The curves in Axe-Edit aren't same thing as what is actually happening inside the Axe-FX. Try and adjust the slope in the delay filter, notice how it doesn't change in the little window?
 
Ok, so they are mathematical inversions of each other, but just aren't accurately displayed as such in Axe-Edit?
 
If you put those filters in parallel their sum will match the original signal exactly. (Tested on an Ultra; I assume 2nd order filters on the II will give the same result.) You can verify that by inverting the signal at both filters and putting the original signal in parallel.

The graphs seem accurate & about the same in Axe-Edit & hardware. The reason one doesn't look like a flipped version of the other is because the Y axis is linear in dB. If it was linear in voltage instead, one curve would be an inverted version of the other.
 
Notch filters are not mathematically equal to the inverse of band pass filters.

I've tried to upload images of the different transfer functions, but something keeps messing up.

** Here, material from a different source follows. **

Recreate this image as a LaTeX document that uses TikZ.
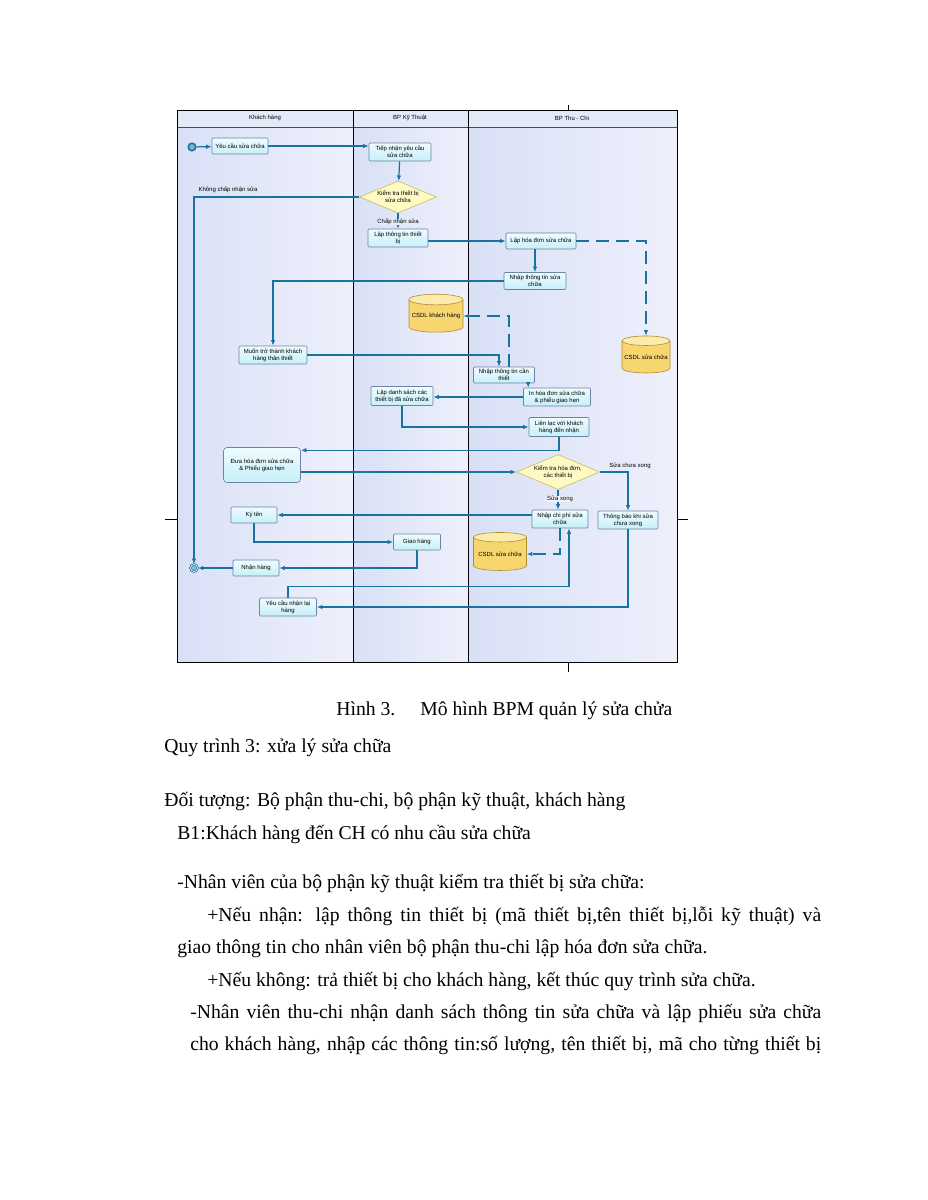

Here's a handout from a class that should show the difference. See pp. 6-8. http://users.ece.gatech.edu/mleach/ece4435/sp07/dp03sp07.pdf

Eq. 11 and 17 show the differences.

That paper seems to show that because the notch has one linear axis and one log that the notch has a much steeper curve. It has the same numbers represented but the notch falls away much quicker.
 
What would be the names of the filters that are the mathematical invert of a notch and bandpass filter? Then we/I can make a request to Cliff for them :)
 
I imagine you can sum (ie., not placed in series) the outputs of a low pass filter and a high pass filter into a mixer?? If the lowpass cutoff freq is lower than the high pass cutoff freq, it will reject a band that is the difference between the two cutoff freqs. Strictly speaking I believe notches deal with one center frequency where band reject deals with a range, splitting hairs perhaps.

|reject|
____ ____
\ /
\ /
^ LPf ^ HPf

Would a "band reject" filter be a possible addition?
 
I imagine you can sum (ie., not placed in series) the outputs of a low pass filter and a high pass filter into a mixer?? If the lowpass cutoff freq is lower than the high pass cutoff freq, it will reject a band that is the difference between the two cutoff freqs. Strictly speaking I believe notches deal with one center frequency where band reject deals with a range, splitting hairs perhaps.

|reject|
____ ____
\ /
\ /
^ LPf ^ HPf


A bandpass or notch filter is a high-pass and a low-pass combined together in series. The difference between the two is determined by where the -3dB cutoff frequencies are for the high and low pass filters.